As an independent traveler, it happens every so often: You find yourself walking beside a road in the middle of the desert, cars whizzing by you with little regard, no more than a bottle of water and a book in your bag. It was that way one afternoon in middle of Turkey as I made the 15-minute trek from the village of Goreme to the nearby museum that brings hundreds of thousands of tourists each year. So, at least I wasn’t alone in this thing.
The Goreme Open-Air Museum is the easy first choice of places to visit for those who make the journey out to deserts of Cappadocia. Once — like in the 10th through 12th centuries — a great religious center, the churches of Goreme are amongst the first of the other-worldly things I saw from the bus window driving in. What makes them so special is that they are not made of brick and mortar, stacked stones, or clay and wood. The structures that make up the open-air museum are carved into the rock faces and formations of one of the oddest landscapes on earth.
In Your Bucket Because…
- The Goreme Open-Air Museum is chock-full of 1000 year-old frescoes, has well-preserved caved dwellings of ancient monks and nuns, and overlooks whimsical rock formations that stretch endlessly into the horizon.
- Designated a UNESCO World Heritage Site in 1984, the churches of Goreme were an important place for early Christians seeking refuge from Roman soldiers and have survived centuries with very little change.
- Great for religious pilgrims, history aficionados, desert dwellers, and the culturally curious alike—Goreme’s centerpiece museum and the peculiarities surrounding it offer natural beauty (especially of the geological variety), canyon oases, and unusual glimpses into humanity’s past.
The Museum Inside and Out
The Goreme Open-Air Museum was deemed a UNESCO World Heritage Site in 1984, around 1000 years after the space first started functioning as a religious center. Nowadays, visitors pay a few bucks to enter and visit its myriad churches, which appear almost as mirages in the rock face: You are looking at an endless desert of dust-colored stone formations when suddenly doorways, windows, and balconies appear. The monastery crawls up the mountain side and deep into it.

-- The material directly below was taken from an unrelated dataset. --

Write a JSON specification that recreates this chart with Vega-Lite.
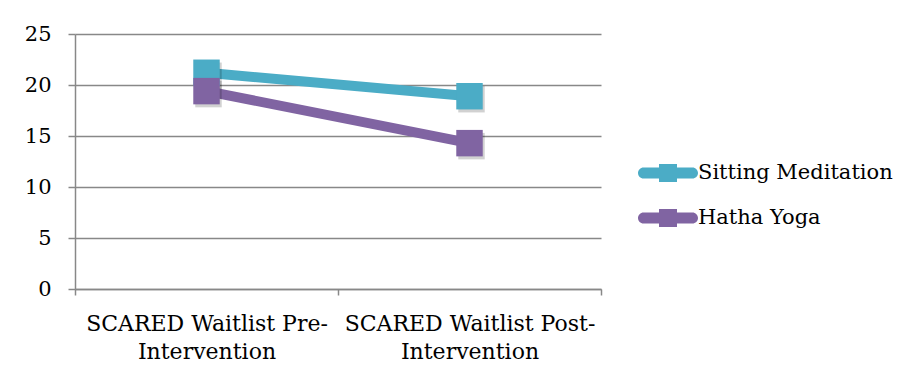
{
  "$schema": "https://vega.github.io/schema/vega-lite/v6.json",
  "width": 526,
  "height": 255,
  "autosize": "none",
  "padding": {"left": 75, "top": 34, "right": 308, "bottom": 92},
  "background": "white",
  "data": {
    "values": [
      {"phase": "SCARED Waitlist Pre-Intervention", "group": "Sitting Meditation", "score": 21.2},
      {"phase": "SCARED Waitlist Post-Intervention", "group": "Sitting Meditation", "score": 18.9},
      {"phase": "SCARED Waitlist Pre-Intervention", "group": "Hatha Yoga", "score": 19.4},
      {"phase": "SCARED Waitlist Post-Intervention", "group": "Hatha Yoga", "score": 14.3}
    ]
  },
  "encoding": {
    "x": {
      "field": "phase",
      "type": "nominal",
      "sort": ["SCARED Waitlist Pre-Intervention", "SCARED Waitlist Post-Intervention"],
      "scale": {"type": "band", "paddingInner": 0, "paddingOuter": 0},
      "axis": {
        "title": null,
        "labelAngle": 0,
        "tickBand": "extent",
        "tickSize": 6,
        "labelPadding": 18,
        "labelLineHeight": 28,
        "labelFontSize": 22,
        "labelExpr": "datum.value == 'SCARED Waitlist Pre-Intervention' ? ['SCARED Waitlist Pre-', 'Intervention'] : datum.value == 'SCARED Waitlist Post-Intervention' ? ['SCARED Waitlist Post-', 'Intervention'] : ''",
        "grid": false
      }
    },
    "y": {
      "field": "score",
      "type": "quantitative",
      "scale": {"domain": [0, 25], "nice": false, "zero": true},
      "axis": {
        "title": null,
        "values": [0, 5, 10, 15, 20, 25],
        "tickSize": 7,
        "labelPadding": 17,
        "grid": true
      }
    },
    "color": {
      "field": "group",
      "type": "nominal",
      "scale": {"domain": ["Sitting Meditation", "Hatha Yoga"], "range": ["#4BACC6", "#8064A2"]},
      "legend": {
        "title": null,
        "orient": "none",
        "legendX": 578,
        "legendY": 124,
        "padding": 0,
        "symbolType": "M-1.63,-0.37 H1.63 A0.37,0.37 0 0 1 1.63,0.37 H-1.63 A0.37,0.37 0 0 1 -1.63,-0.37 Z M-0.6,-0.6 H0.6 V0.6 H-0.6 Z",
        "symbolSize": 900,
        "symbolStrokeWidth": 0,
        "symbolOpacity": 1,
        "labelOffset": 15,
        "rowPadding": 20,
        "labelFont": "DejaVu Serif",
        "labelFontSize": 21,
        "labelColor": "#000000",
        "labelLimit": 400,
        "encode": {
          "symbols": {"update": {"fill": {"scale": "color", "field": "value"}, "strokeWidth": {"value": 0}}}
        }
      }
    }
  },
  "layer": [
    {"mark": {"type": "line", "strokeWidth": 10}},
    {
      "mark": {"type": "point", "shape": "square", "filled": true, "size": 700, "opacity": 0.18, "xOffset": 2, "yOffset": 3},
      "encoding": {"color": {"value": "#000000"}}
    },
    {"mark": {"type": "point", "shape": "square", "filled": true, "size": 700, "opacity": 1}}
  ],
  "config": {
    "view": {"stroke": null},
    "font": "DejaVu Serif",
    "axis": {
      "labelFont": "DejaVu Serif",
      "labelFontSize": 21,
      "labelColor": "#000000",
      "domainColor": "#888888",
      "domainWidth": 1.5,
      "tickColor": "#888888",
      "tickWidth": 1.5,
      "gridColor": "#888888",
      "gridWidth": 1.3,
      "labelLimit": 400
    }
  }
}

As this was our first visit to one of many of Cappadocia’s unique dwellings, and the only one readily available without a tour guide, we — my mother-in-law, wife, and I — explored every nook and cranny we came across. We crawled through low passageways, deeper into the monastery’s sanctuaries, churches, and former homes. Throughout, we discovered fresco paintings, from simple clay orange geometric designs to elaborate murals depicting saints in front of bright, crafted backdrops. Due to the environment, many hadn’t faded over the centuries. Cave paintings have never been so fine.
Goreme in Context
Just as important as the exploring the inside of The Open-Air Museum is appreciating what’s around it. Cappadocia is one of those places on this planet that seems to be from another one completely. Fairy chimneys, the desert’s signature rock formations, rise up from landscape in all directions and a myriad of shapes, from classic teepee to thick pedestals with a single boulder balanced atop them. Others are outright phallic. Within craggy collection of rocks, wild rushes of greenery appear, and above them both, the sky is vivid blue.

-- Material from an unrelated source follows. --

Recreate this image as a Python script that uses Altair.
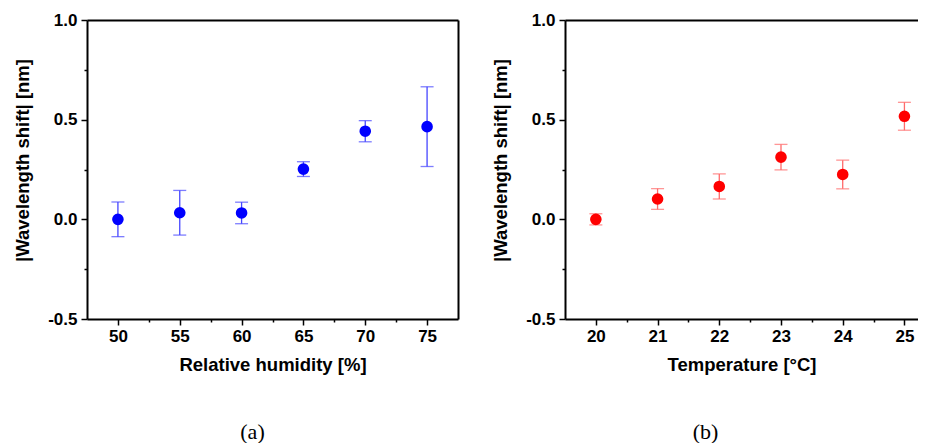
import altair as alt
import pandas as pd

# Panel (a): relative humidity
rh = [50, 55, 60, 65, 70, 75]
rh_shift = [0.0, 0.033, 0.032, 0.252, 0.442, 0.465]
rh_err = [0.087, 0.112, 0.054, 0.037, 0.053, 0.200]
rh_ticks = [50, 55, 60, 65, 70, 75]
rh_minor = [52.5, 57.5, 62.5, 67.5, 72.5]

# Panel (b): temperature
temp = [20, 21, 22, 23, 24, 25]
temp_shift = [0.0, 0.102, 0.165, 0.312, 0.225, 0.517]
temp_err = [0.028, 0.052, 0.063, 0.064, 0.072, 0.070]
temp_ticks = [20, 21, 22, 23, 24, 25]
temp_minor = [20.5, 21.5, 22.5, 23.5, 24.5]

y_ticks = [-0.5, 0.0, 0.5, 1.0]
y_minor = [-0.25, 0.25, 0.75]

SANS = "Liberation Sans"
Y_LABEL_EXPR = ("datum.value < 0 ? '-' + format(-datum.value, '.1f') "
                ": format(datum.value, '.1f')")


def make_df(xs, ys, es):
    return pd.DataFrame({
        "x": xs,
        "y": ys,
        "low": [v - e for v, e in zip(ys, es)],
        "high": [v + e for v, e in zip(ys, es)],
    })


def panel(df, xtitle, xdomain, xticks, xminor, width, color, barcolor,
          label, right_border, label_dx):
    xs = alt.Scale(domain=xdomain, nice=False, zero=False)
    ys = alt.Scale(domain=[-0.5, 1.0], nice=False, zero=False)

    bars = alt.Chart(df).mark_errorbar(
        ticks={"size": 13}, color=barcolor, thickness=1.3
    ).encode(
        x=alt.X("x:Q", scale=xs,
                axis=alt.Axis(orient="top", labels=False, ticks=False,
                              title=None, domain=True, grid=False)),
        y=alt.Y("low:Q", scale=ys,
                axis=(alt.Axis(orient="right", labels=False, ticks=False,
                               title=None, domain=True, grid=False)
                      if right_border else None)),
        y2="high:Q",
    )

    minor = alt.Chart(df).mark_circle(opacity=0).encode(
        x=alt.X("x:Q", scale=xs,
                axis=alt.Axis(orient="bottom", values=xminor, labels=False,
                              domain=False, tickSize=3, title=None, grid=False)),
        y=alt.Y("y:Q", scale=ys,
                axis=alt.Axis(orient="left", values=y_minor, labels=False,
                              domain=False, tickSize=3, title=None, grid=False)),
    )

    points = alt.Chart(df).mark_circle(size=135, opacity=1, color=color).encode(
        x=alt.X("x:Q", scale=xs,
                axis=alt.Axis(orient="bottom", values=xticks, title=xtitle,
                              tickSize=6, labelPadding=3, titlePadding=11,
                              grid=False)),
        y=alt.Y("y:Q", scale=ys,
                axis=alt.Axis(orient="left", values=y_ticks,
                              labelExpr=Y_LABEL_EXPR,
                              title="|Wavelength shift| [nm]", tickSize=6,
                              labelPadding=4, titlePadding=15, titleY=140,
                              grid=False)),
    )

    return alt.layer(bars, minor, points).resolve_axis(
        x="independent", y="independent"
    ).properties(
        width=width,
        height=299,
        title=alt.TitleParams(
            label, orient="bottom", anchor="middle", frame="group",
            font="Liberation Serif", fontSize=22, fontWeight="normal",
            color="black", offset=48, dx=label_dx,
        ),
    )


a = panel(make_df(rh, rh_shift, rh_err), "Relative humidity [%]",
          [47.5, 77.5], rh_ticks, rh_minor, 371, "#0000ff", "#4646ff",
          "(a)", True, -20)
b = panel(make_df(temp, temp_shift, temp_err), "Temperature [\u00b0C]",
          [19.5, 25.22], temp_ticks, temp_minor, 353, "#ff0000", "#ff6a6a",
          "(b)", False, -36)

chart = alt.hconcat(a, b, spacing=33).properties(
    padding={"left": 5, "top": 3, "right": 0, "bottom": 0},
    background="white",
).configure_view(
    stroke=None
).configure_axis(
    domainColor="black", domainWidth=2, tickColor="black", tickWidth=1.5,
    labelFont=SANS, labelFontWeight="bold", labelFontSize=17,
    labelColor="black", titleFont=SANS, titleFontSize=18.5,
    titleFontWeight="bold", titleColor="black", grid=False,
)

chart.save("out.html", embed_options={"renderer": "svg", "actions": False})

Then, there was our hotel. Throughout the deserts of Cappadocia, there are underground cities to visit, homes and shops bundled into the bases of fairy chimneys, and the dark mouths of caves as far as the eye can see, and in the village of Goreme, several hotels offer cave rooms. I imagine they are more comfortable than a few centuries back, perhaps a bit contrived, but for us, the prospect was just irresistible. Seriously, look at the picture. Who doesn’t want to spend the night in a fancy cave?
- We took the public bus system to get there, an overnight journey; however, planes and trains go to Kayseri, about an hour away from Goreme.
- Remember to carry water. This is the desert, so the heat and aridity can sneak up on you.
- This region is one of the world’s premier sites for hot-air balloon rides. Tour companies will pick you up before dawn so that you can be airborne for the sunrise.
- Cappadocia is hot and dry in the summer, but should you be a winter visitor, prepare yourself for cold and possibly snow. Also, regardless, remember the desert gets chilly at night.
- It takes a few days to explore the sites around Goreme and they are pretty unique from one another, so it’s worth booking three or four nights.